The phase correction applied to the simulated B₁⁺-field maps (Equation (1)) was required, since, by convention, a negative phase shift in the scanner corresponds to a delayed signal while in the simulation software, a delayed signal is defined with positive phase shift. This needs to be performed only once per simulation setup, and the updated quantities can thereafter be used to perform, for example, RF shimming.
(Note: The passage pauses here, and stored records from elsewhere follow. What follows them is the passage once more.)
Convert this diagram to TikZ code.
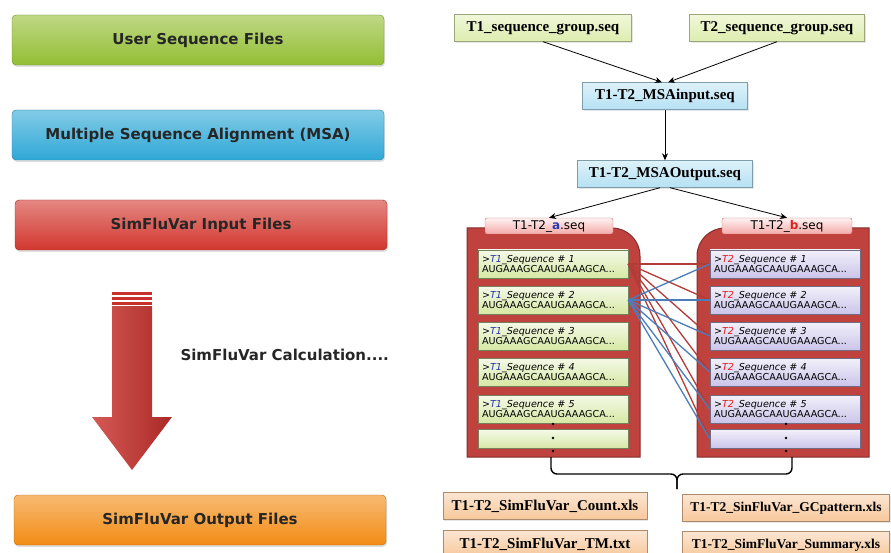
\documentclass[tikz,border=0pt]{standalone}
\usepackage{fontspec}
\setmainfont{Liberation Serif}
\newfontfamily\stagefont{DejaVu Sans}
\newfontfamily\seqfont{DejaVu Sans}
\usetikzlibrary{arrows.meta,shadows}

\definecolor{usergreen}{HTML}{93BE33}
\definecolor{msablue}{HTML}{2FA8D6}
\definecolor{inred}{HTML}{D2372F}
\definecolor{outorange}{HTML}{F28C14}
\definecolor{arrowred}{HTML}{C9302C}
\definecolor{filegreen}{HTML}{DDEDAE}
\definecolor{fileblue}{HTML}{B5E1F3}
\definecolor{fileorange}{HTML}{F7C79B}
\definecolor{framered}{HTML}{C0423E}
\definecolor{seqgreen}{HTML}{D6E8A4}
\definecolor{seqviolet}{HTML}{CBC4EA}
\definecolor{tabpink}{HTML}{F4AAA8}
\definecolor{linkred}{HTML}{B23C38}
\definecolor{linkblue}{HTML}{4A7EBB}
\definecolor{idblue}{HTML}{2A3AB0}
\definecolor{idred}{HTML}{E0201C}

\tikzset{
  stage/.style={rounded corners=4pt, inner sep=0pt, minimum width=372pt, minimum height=50pt,
    draw=#1!75!black, top color=#1!60!white, bottom color=#1, text=black!85,
    font=\stagefont\bfseries\fontsize{15}{17}\selectfont,
    drop shadow={opacity=.25, shadow xshift=1pt, shadow yshift=-2pt}},
  seqfile/.style={draw=#1!70!black, top color=#1!45!white, bottom color=#1, inner sep=0pt,
    minimum height=27pt, font=\bfseries\fontsize{15}{17}\selectfont,
    drop shadow={opacity=.2, shadow xshift=1pt, shadow yshift=-1.5pt}},
  flow/.style={-{Stealth[length=7pt,width=6pt]}, thick},
  frame/.style={fill=framered, draw=framered!70!black, line width=1pt},
  tab/.style={draw=framered!80!white, top color=white!85!tabpink, bottom color=tabpink,
    rounded corners=2pt, inner sep=0pt, minimum height=16pt,
    font=\seqfont\fontsize{12}{13}\selectfont},
  seqcell/.style={inner sep=4pt, text width=142pt, minimum height=28pt, align=left,
    font=\seqfont\fontsize{9.6}{10.6}\selectfont},
  seqT1/.style={seqcell, draw=seqgreen!55!black, top color=seqgreen!25!white, bottom color=seqgreen},
  seqT2/.style={seqcell, draw=seqviolet!55!black, top color=seqviolet!25!white, bottom color=seqviolet},
  link/.style={line width=1.3pt, draw=#1},
  dot/.style={circle, fill=black, inner sep=0pt, minimum size=2.6pt},
  brace/.style={line width=1.4pt, rounded corners=6pt},
  outfile/.style={seqfile=fileorange, minimum width=204pt}
}

% sequence header and bases for one cell
\newcommand\seqentry[3]{{\itshape>\textcolor{#1}{#2}\_Sequence \# #3}\\AUGAAAGCAAUGAAAGCA...}

\begin{document}
\begin{tikzpicture}[x=1pt,y=-1pt]
\useasboundingbox (0,0) rectangle (891,553);

% workflow stages on the left
\node[stage=usergreen] (user) at (198,40) {User Sequence Files};
\node[stage=msablue] (msa) at (198,135) {Multiple Sequence Alignment (MSA)};
\node[stage=inred] (input) at (201,225) {SimFluVar Input Files};
\node[stage=outorange] (output) at (200,520) {SimFluVar Output Files};

% big down arrow with its stripes
\fill[arrowred] (112,292) rectangle (152,294.5);
\fill[arrowred] (112,297) rectangle (152,299.5);
\fill[arrowred] (112,302) rectangle (152,304.5);
\shade[left color=arrowred!80!white, right color=arrowred!85!black]
  (112,306) -- (152,306) -- (152,417) -- (172,417) -- (132,470) -- (92,417) -- (112,417) -- cycle;
\node[anchor=west, font=\stagefont\bfseries\fontsize{15}{17}\selectfont, text=black!85] (calc) at (177,355) {SimFluVar Calculation....};

% sequence files and alignment
\node[seqfile=filegreen, minimum width=177pt] (t1grp) at (543,28) {T1\_sequence\_group.seq};
\node[seqfile=filegreen, minimum width=175pt] (t2grp) at (777,28) {T2\_sequence\_group.seq};
\node[seqfile=fileblue, minimum width=165pt] (msain) at (665,96) {T1-T2\_MSAinput.seq};
\node[seqfile=fileblue, minimum width=175pt] (msaout) at (665,174) {T1-T2\_MSAOutput.seq};

\draw[flow] (t1grp.south) -- ([xshift=-3pt]msain.north);
\draw[flow] (t2grp.south) -- ([xshift=3pt]msain.north);
\draw[flow] (msain.south) -- (msaout.north);

% the two input files
\filldraw[frame] (467,457) -- (467,228) -- (612,228) arc[start angle=270, end angle=360, radius=28] -- (640,457) -- cycle;
\filldraw[frame] (869,457) -- (869,228) -- (725,228) arc[start angle=270, end angle=180, radius=28] -- (697,457) -- cycle;

\node[tab, minimum width=128pt] (taba) at (549,226) {T1-T2\_\textcolor{idblue}{\bfseries a}.seq};
\node[tab, minimum width=130pt] (tabb) at (787,226) {T1-T2\_\textcolor{idred}{\bfseries b}.seq};
\draw[flow] ([xshift=-5pt]msaout.south) -- (taba.north);
\draw[flow] ([xshift=5pt]msaout.south) -- (tabb.north);

% T1 sequences
\node[seqT1] (l1) at (553,264) {\seqentry{idblue}{T1}{1}};
\node[seqT1] (l2) at (553,300) {\seqentry{idblue}{T1}{2}};
\node[seqT1] (l3) at (553,336) {\seqentry{idblue}{T1}{3}};
\node[seqT1] (l4) at (553,372) {\seqentry{idblue}{T1}{4}};
\node[seqT1] (l5) at (553,409) {\seqentry{idblue}{T1}{5}};
\node[seqT1, minimum height=19pt] (l6) at (553,439) {};

% T2 sequences
\node[seqT2] (r1) at (785,264) {\seqentry{idred}{T2}{1}};
\node[seqT2] (r2) at (785,300) {\seqentry{idred}{T2}{2}};
\node[seqT2] (r3) at (785,336) {\seqentry{idred}{T2}{3}};
\node[seqT2] (r4) at (785,372) {\seqentry{idred}{T2}{4}};
\node[seqT2] (r5) at (785,409) {\seqentry{idred}{T2}{5}};
\node[seqT2, minimum height=19pt] (r6) at (785,439) {};

% more sequences follow
\node[dot] (ld1) at (553,424) {};
\node[dot] (ld2) at (553,438) {};
\node[dot] (ld3) at (553,451) {};
\node[dot] (rd1) at (786,424) {};
\node[dot] (rd2) at (786,438) {};
\node[dot] (rd3) at (786,451) {};

% pairings of sequence 1
\draw[link=linkred] (l1.east) -- (r1.west);
\draw[link=linkred] (l1.east) -- (r2.west);
\draw[link=linkred] (l1.east) -- (r3.west);
\draw[link=linkred] (l1.east) -- (r4.west);
\draw[link=linkred] (l1.east) -- (r5.west);
\draw[link=linkred] (l1.east) -- (r6.west);
% pairings of sequence 2
\draw[link=linkblue] (l2.east) -- (r1.west);
\draw[link=linkblue] (l2.east) -- (r2.west);
\draw[link=linkblue] (l2.east) -- (r3.west);
\draw[link=linkblue] (l2.east) -- (r4.west);
\draw[link=linkblue] (l2.east) -- (r5.west);
\draw[link=linkblue] (l2.east) -- (r6.west);

% brace down to the results
\coordinate (bracel) at (551,457);
\coordinate (bracer) at (792,457);
\coordinate (bracetip) at (677,489);
\draw[brace] (bracel) -- (551,474) -- (677,474) -- (bracetip);
\draw[brace] (bracer) -- (792,474) -- (677,474) -- (bracetip);

% result files
\node[outfile] (count) at (545,506) {T1-T2\_SimFluVar\_Count.xls};
\node[outfile] (tm) at (545,544) {T1-T2\_SimFluVar\_TM.txt};
\node[outfile, minimum width=207pt, font=\bfseries\fontsize{13.5}{15}\selectfont] (gcpat) at (786,508) {T1-T2\_SinFluVar\_GCpattern.xls};
\node[outfile, minimum width=207pt, font=\bfseries\fontsize{13.5}{15}\selectfont] (summary) at (786,545) {T1-T2\_SimFluVar\_Summary.xls};

\end{tikzpicture}
\end{document}
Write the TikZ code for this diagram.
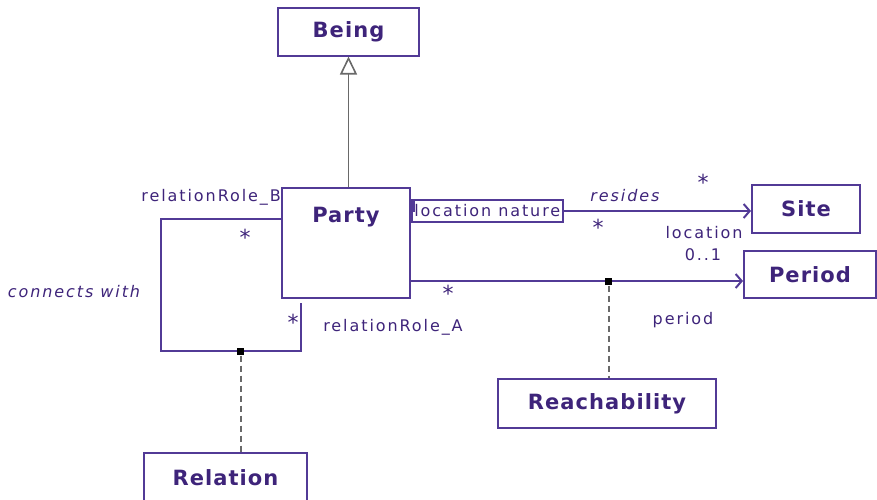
\documentclass[tikz,border=0pt]{standalone}
\usepackage{fontspec}
\setmainfont{DejaVu Sans}[LetterSpace=12,BoldFeatures={LetterSpace=5}]
\usepackage{tikz}
\usetikzlibrary{arrows.meta}

\definecolor{umlline}{RGB}{82,58,150}
\definecolor{umltext}{RGB}{62,36,122}
\definecolor{umlgray}{RGB}{105,105,105}

\begin{document}
\begin{tikzpicture}[x=1pt,y=-1pt]
        \tikzstyle{class} = [rectangle, draw=umlline, line width=2pt, text=umltext, font=\fontsize{21}{25}\selectfont\bfseries, minimum height=48pt]
        \tikzstyle{line} = [draw=umlline, line width=2pt, -{Straight Barb[length=6pt,width=14pt,line width=2pt]}]
        \tikzstyle{assoc} = [draw=umlline, line width=2pt]
        \tikzstyle{link} = [draw=umlgray, line width=1.6pt, dash pattern=on 6pt off 4pt]
        \tikzstyle{joint} = [rectangle, fill=black, inner sep=0pt, minimum size=7pt]
        \tikzstyle{lbl} = [text=umltext, font=\fontsize{16}{19}\selectfont, inner sep=0pt]
        \tikzstyle{ital} = [lbl, font=\fontsize{16}{19}\selectfont\itshape]
        \tikzstyle{mult} = [lbl, font=\fontsize{22}{26}\selectfont]

        \clip (0,0) rectangle (877,499);

        \node [class, text height=30pt, text depth=72pt, inner ysep=4pt, minimum width=128pt] (party) at (346,243) {Party};
        \node [class, above of=party, node distance=211.5pt, xshift=2.5pt, minimum width=141pt] (being) {Being};
        \node [class, right of=party, node distance=460pt, yshift=34pt, minimum width=108pt] (site) {Site};
        \node [class, right of=party, node distance=464pt, yshift=-31.5pt, minimum width=132pt, minimum height=47pt] (period) {Period};
        \node [class, below of=party, node distance=160.5pt, xshift=261pt, minimum width=218pt, minimum height=49pt] (reach) {Reachability};
        \node [class, below of=party, node distance=234.5pt, xshift=-120.5pt, minimum width=163pt, minimum height=49pt] (relation) {Relation};
        \node [lbl, draw=umlline, line width=1.6pt, minimum width=151pt, minimum height=22pt, anchor=west] (qual) at ([yshift=32pt]party.east) {location nature};
        \fill [umlline] (qual.north west) rectangle ++(3.5,13);

        \path [draw=umlgray, line width=1.8pt, -{Triangle[open, length=18pt, width=17pt, line width=1.6pt]}] (party.north -| being.south) -- (being.south);
        \path [line] (qual.east) -- (qual.east -| site.west);
        \coordinate (pa) at ([yshift=-38pt]party.east);
        \path [line] (pa) -- node[joint, pos=0.596] (rj) {} (pa -| period.west);
        \path [link] (rj.south) -- (rj |- reach.north);
        \path [assoc] ([yshift=24pt]party.west) -- ++(-120,0) -- ++(0,132) -- node[joint, pos=0.571] (rr) {} ++(140,0) -- ++(0,-48);
        \path [link] (rr.south) -- (rr |- relation.north);

        \node [lbl, anchor=east] (roleb) at (281,197) {relationRole\_B};
        \node [mult] (multb) at (245,237) {*};
        \node [mult] (multa) at (293,322) {*};
        \node [lbl] (rolea) at (393,327) {relationRole\_A};
        \node [ital] (connects) at (74,292) {connects with};
        \node [ital] (resides) at (625,196) {resides};
        \node [mult] (multsite) at (703,182) {*};
        \node [mult] (multqual) at (598,227) {*};
        \node [lbl] (location) at (704,233) {location};
        \node [lbl] (locmult) at (703,255) {0..1};
        \node [mult] (multparty) at (448,293) {*};
        \node [lbl] (periodrole) at (683,320) {period};
    \end{tikzpicture}
\end{document}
The good correlation between individual simulated and experimental phase maps on phantom is an essential step for further use of the simulation model, notably for human simulations. Indeed, to obtain an accurate estimation of the specific-absorption rate, the same phases must be used to obtain the experimental and simulated RF shimmed B₁⁺-field maps. In configuration 3, the coupling between dipoles was more pronounced in the individual magnitude B₁⁺-field magnitude maps compared to the experimental data. This did not translate into degradation of the correlation level (in terms of NRMSE) for combined B₁⁺-field maps for both configurations 2 and 3 compared to configuration 1. It may indicate that sufficient robustness can be achieved when the simulated coil model reproduces the measured individual phase maps with sufficient accuracy. Nevertheless, in configuration 1, the correlation with the experimental data is more clearly achieved in terms of individual complex field patterns (magnitude and phase). This robust result, in turn, benefited the real-case, in vivo use of the RF dipole coil array, as, for example, in the infant simulations which depicted increased plausibility in terms of S-parameters and better confidence in obtaining reliable SAR maps.

5. Conclusions

In this study, we introduced a model to include RF losses in simulations for an 8Tx-dipole array. The effectiveness of the model to accurately predict the B₁⁺-field patterns was assessed, qualitatively and quantitatively, through a comparison with experimental data and with previous results obtained with the same coil array design. The B₁⁺-field maps, obtained when RF losses are absent, do not accurately represent the coupling between neighboring dipoles. We conclude that, using the co-simulation approach and the proposed model for RF losses, a robust correlation is achieved between simulated and experimental data, which represents a further step towards using the 8Tx-dipole array for young infant MR imaging at 7T.